Teachers’ groups “embrace the notion or the concept of peer review, but would prefer to go more slowly,” said Sue Burr, California’s undersecretary for education. “From our perspective, we want to approach it in a much more bold manner. What’s at the core of this is trying to improve our teaching force, and we really can’t wait on that.”
The bill calls for implementing the new programs by summer 2000, and some local unions contend that’s too fast.

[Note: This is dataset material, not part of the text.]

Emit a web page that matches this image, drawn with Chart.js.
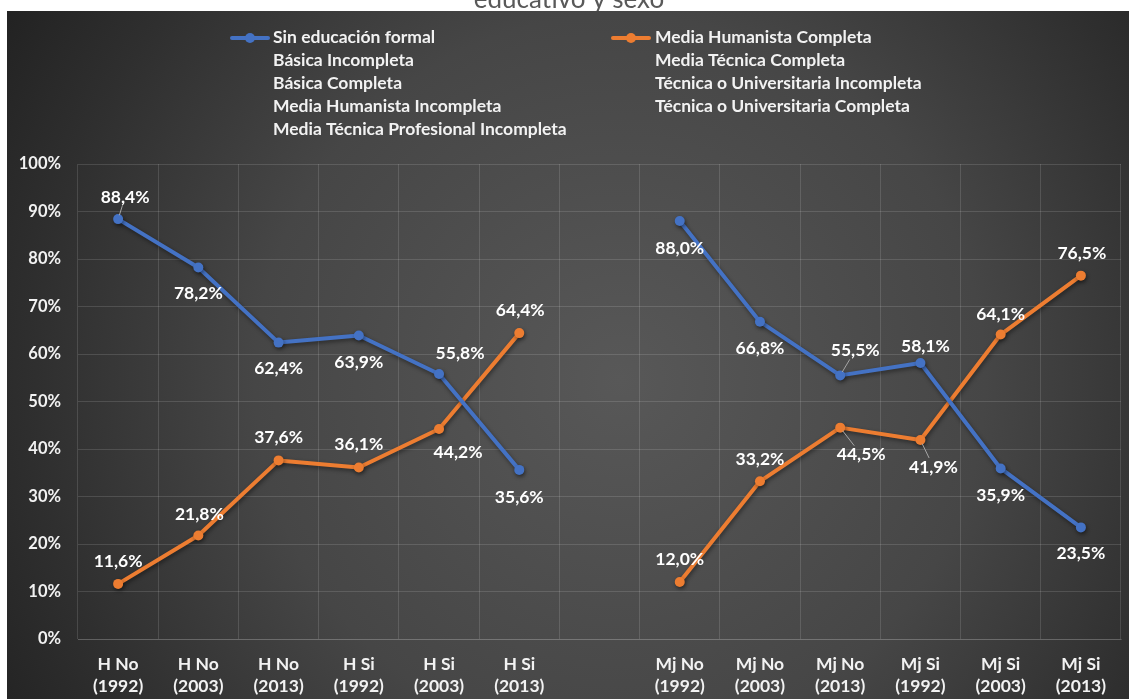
<!DOCTYPE html>
<html>
<head>
<meta charset="utf-8">
<script src="https://cdn.jsdelivr.net/npm/chart.js@4.4.1/dist/chart.umd.min.js"></script>
<style>
  html, body { margin: 0; padding: 0; background: #ffffff; }
  canvas { display: block; }
</style>
</head>
<body>
<canvas id="chart" width="1129" height="699"></canvas>
<script>
// Categories: sex (H / Mj), schooling (No / Si) and survey year; '' is the spacer column
const categories = [
  ['H No', '(1992)'], ['H No', '(2003)'], ['H No', '(2013)'],
  ['H Si', '(1992)'], ['H Si', '(2003)'], ['H Si', '(2013)'],
  '',
  ['Mj No', '(1992)'], ['Mj No', '(2003)'], ['Mj No', '(2013)'],
  ['Mj Si', '(1992)'], ['Mj Si', '(2003)'], ['Mj Si', '(2013)']
];

// Percentages per category (null = spacer column)
const sinEducacionFormal      = [88.4, 78.2, 62.4, 63.9, 55.8, 35.6, null, 88.0, 66.8, 55.5, 58.1, 35.9, 23.5];
const mediaHumanistaCompleta  = [11.6, 21.8, 37.6, 36.1, 44.2, 64.4, null, 12.0, 33.2, 44.5, 41.9, 64.1, 76.5];

// Legend entries, listed column by column
const legendColumnA = [
  'Sin educación formal',
  'Básica Incompleta',
  'Básica Completa',
  'Media Humanista Incompleta',
  'Media Técnica Profesional Incompleta'
];
const legendColumnB = [
  'Media Humanista Completa',
  'Media Técnica Completa',
  'Técnica o Universitaria Incompleta',
  'Técnica o Universitaria Completa'
];

const yTickValues = [0, 10, 20, 30, 40, 50, 60, 70, 80, 90, 100];
const titleText = 'educativo y sexo';

const BLUE = '#4472C4';
const ORANGE = '#ED7D31';
const FONT = 'Lato';

// Value-label nudges [dx, dy, leader] relative to each marker
const blueLabelNudge = [
  [7, -22, true], [0, 26], [0, 26], [0, 27], [21, -21], [0, 27], null,
  [0, 27], [0, 27], [15, -25, true], [5, -17], [0, 27], [0, 26]
];
const orangeLabelNudge = [
  [0, -23], [1, -21], [0, -23], [0, -23], [19, 23], [1, -23], null,
  [0, -23], [0, -22], [21, 27, true], [13, 27, true], [0, -20], [1, -22]
];

function seriesStyle(label, data, color) {
  return {
    label: label,
    data: data,
    borderColor: color,
    backgroundColor: color,
    pointBackgroundColor: color,
    pointBorderColor: color,
    borderWidth: 4,
    pointRadius: 5,
    pointHoverRadius: 5,
    pointBorderWidth: 0,
    borderCapStyle: 'round',
    borderJoinStyle: 'round',
    spanGaps: false,
    tension: 0
  };
}

const datasets = [];
legendColumnA.forEach((name, i) => {
  datasets.push(i === 0 ? seriesStyle(name, sinEducacionFormal, BLUE) : seriesStyle(name, [], 'transparent'));
});
legendColumnB.forEach((name, i) => {
  datasets.push(i === 0 ? seriesStyle(name, mediaHumanistaCompleta, ORANGE) : seriesStyle(name, [], 'transparent'));
});
const nudges = { 0: blueLabelNudge, [legendColumnA.length]: orangeLabelNudge };

function fmt(v) {
  return v.toFixed(1).replace('.', ',') + '%';
}

// Page backdrop: title strip and the radial dark panel
const backdrop = {
  id: 'backdrop',
  beforeDraw(chart) {
    const { ctx, width, height } = chart;
    ctx.save();
    ctx.fillStyle = '#ffffff';
    ctx.fillRect(0, 0, width, height);
    ctx.fillStyle = '#595959';
    ctx.font = '26px ' + FONT;
    ctx.textAlign = 'center';
    ctx.textBaseline = 'alphabetic';
    ctx.fillText(titleText, 569, 8);
    const g = ctx.createRadialGradient(620, 380, 0, 620, 380, 730);
    g.addColorStop(0, '#585858');
    g.addColorStop(0.5, '#464646');
    g.addColorStop(0.8, '#2f2f2f');
    g.addColorStop(1, '#212121');
    ctx.fillStyle = g;
    ctx.fillRect(7, 11, width - 7, height - 11);
    ctx.restore();
  }
};

// Soft drop shadow under lines and markers, then value labels on top
const lineDecor = {
  id: 'lineDecor',
  beforeDatasetsDraw(chart) {
    const ctx = chart.ctx;
    ctx.save();
    ctx.shadowColor = 'rgba(0,0,0,0.45)';
    ctx.shadowBlur = 4;
    ctx.shadowOffsetX = 1;
    ctx.shadowOffsetY = 2;
  },
  afterDatasetsDraw(chart) {
    const ctx = chart.ctx;
    ctx.restore();
    ctx.save();
    ctx.font = 'bold 17.5px ' + FONT;
    ctx.textAlign = 'center';
    ctx.textBaseline = 'middle';
    chart.data.datasets.forEach((ds, di) => {
      const table = nudges[di];
      if (!table) return;
      const meta = chart.getDatasetMeta(di);
      meta.data.forEach((pt, i) => {
        const v = ds.data[i];
        if (v === null || v === undefined) return;
        const n = table[i] || [0, -22];
        const lx = pt.x + n[0];
        const ly = pt.y + n[1];
        if (n[2]) {
          const dy = n[1];
          const dx = n[0];
          const len = Math.hypot(dx, dy);
          const sx = pt.x + dx * 4 / len;
          const sy = pt.y + dy * 4 / len;
          const t = (Math.abs(dy) - 9) / Math.abs(dy);
          ctx.strokeStyle = '#a6a6a6';
          ctx.lineWidth = 1;
          ctx.beginPath();
          ctx.moveTo(sx, sy);
          ctx.lineTo(pt.x + dx * t, pt.y + dy * t);
          ctx.stroke();
        }
        ctx.fillStyle = '#ffffff';
        ctx.fillText(fmt(v), lx, ly);
      });
    });
    ctx.restore();
  }
};

// Two-column legend drawn from the datasets
const columnLegend = {
  id: 'columnLegend',
  afterDraw(chart) {
    const ctx = chart.ctx;
    const cols = [
      { start: 0, count: legendColumnA.length, lineX: 232, textX: 273 },
      { start: legendColumnA.length, count: legendColumnB.length, lineX: 613, textX: 655 }
    ];
    ctx.save();
    ctx.font = 'bold 17.5px ' + FONT;
    ctx.textAlign = 'left';
    ctx.textBaseline = 'middle';
    cols.forEach(col => {
      for (let r = 0; r < col.count; r++) {
        const ds = chart.data.datasets[col.start + r];
        const y = 37 + r * 23;
        if (ds.borderColor !== 'transparent') {
          ctx.strokeStyle = ds.borderColor;
          ctx.lineWidth = 4;
          ctx.lineCap = 'round';
          ctx.beginPath();
          ctx.moveTo(col.lineX, y + 1);
          ctx.lineTo(col.lineX + 36, y + 1);
          ctx.stroke();
          ctx.fillStyle = ds.borderColor;
          ctx.beginPath();
          ctx.arc(col.lineX + 18, y + 1, 5, 0, Math.PI * 2);
          ctx.fill();
        }
        ctx.fillStyle = '#f2f2f2';
        ctx.fillText(ds.label, col.textX, y);
      }
    });
    ctx.restore();
  }
};

const gridColor = 'rgba(255,255,255,0.13)';

new Chart(document.getElementById('chart'), {
  type: 'line',
  data: { labels: categories, datasets: datasets },
  options: {
    responsive: false,
    animation: false,
    devicePixelRatio: 1,
    layout: { padding: { top: 164, right: 8, bottom: 0, left: 0 } },
    plugins: {
      legend: { display: false },
      title: { display: false },
      tooltip: { enabled: false }
    },
    scales: {
      x: {
        type: 'category',
        offset: true,
        grid: { offset: true, color: gridColor, lineWidth: 1, drawTicks: false },
        border: { display: true, color: gridColor, width: 1 },
        ticks: {
          autoSkip: false,
          maxRotation: 0,
          minRotation: 0,
          padding: 14,
          color: '#f2f2f2',
          font: { family: FONT, size: 17.5, weight: 'bold', lineHeight: '22px' }
        },
        afterFit(scale) { scale.height = 60; }
      },
      y: {
        min: 0,
        max: 100,
        afterBuildTicks(scale) { scale.ticks = yTickValues.map(v => ({ value: v })); },
        grid: { color: gridColor, lineWidth: 1, drawTicks: false },
        border: { display: false },
        ticks: {
          padding: 17,
          color: '#f2f2f2',
          font: { family: FONT, size: 16.5, weight: 'bold' },
          callback: v => v + '%'
        },
        afterFit(scale) { scale.width = 78; }
      }
    }
  },
  plugins: [backdrop, lineDecor, columnLegend]
});
</script>
</body>
</html>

“Our folks would not be open to that at this point,” said Marc Knapp, the president of the San Diego Education Association. “These are people who are supposed to be working collegially, and you’re talking about them going in and doing a job that administrators already are being paid fairly substantially for.”
Competing Views
For Mr. Pechthalt, the reasons to oppose peer review are obvious to him as he looks around his classroom at Manual Arts High School.
The building sits in a South Central Los Angeles neighborhood that nearly burned to the ground during the riots here in 1992. The few instructional materials he’s scraped together include a set of textbooks and an on-loan map. He paid for the television set and VCR.
Addressing such austerity, he says, ought to be the unions’ main concern, not designing new performance reviews. Peer review “feeds into the notion that the teachers are the problem,” he said. “The fact is that teachers are working harder than ever.”
But 125 miles south of his district, the Poway Federation of Teachers holds a different view. In an era when public education is under so much pressure to show improvement, teachers need to play an influential role in school accountability, said Don Raczka, the president of the AFT local whose parent organization approved of peer review long before the NEA embraced it.
“I see vouchers and privatization as huge threats,” he said. “And if we’re not doing something to hold ourselves to a higher standard, we’re going to get stopped.”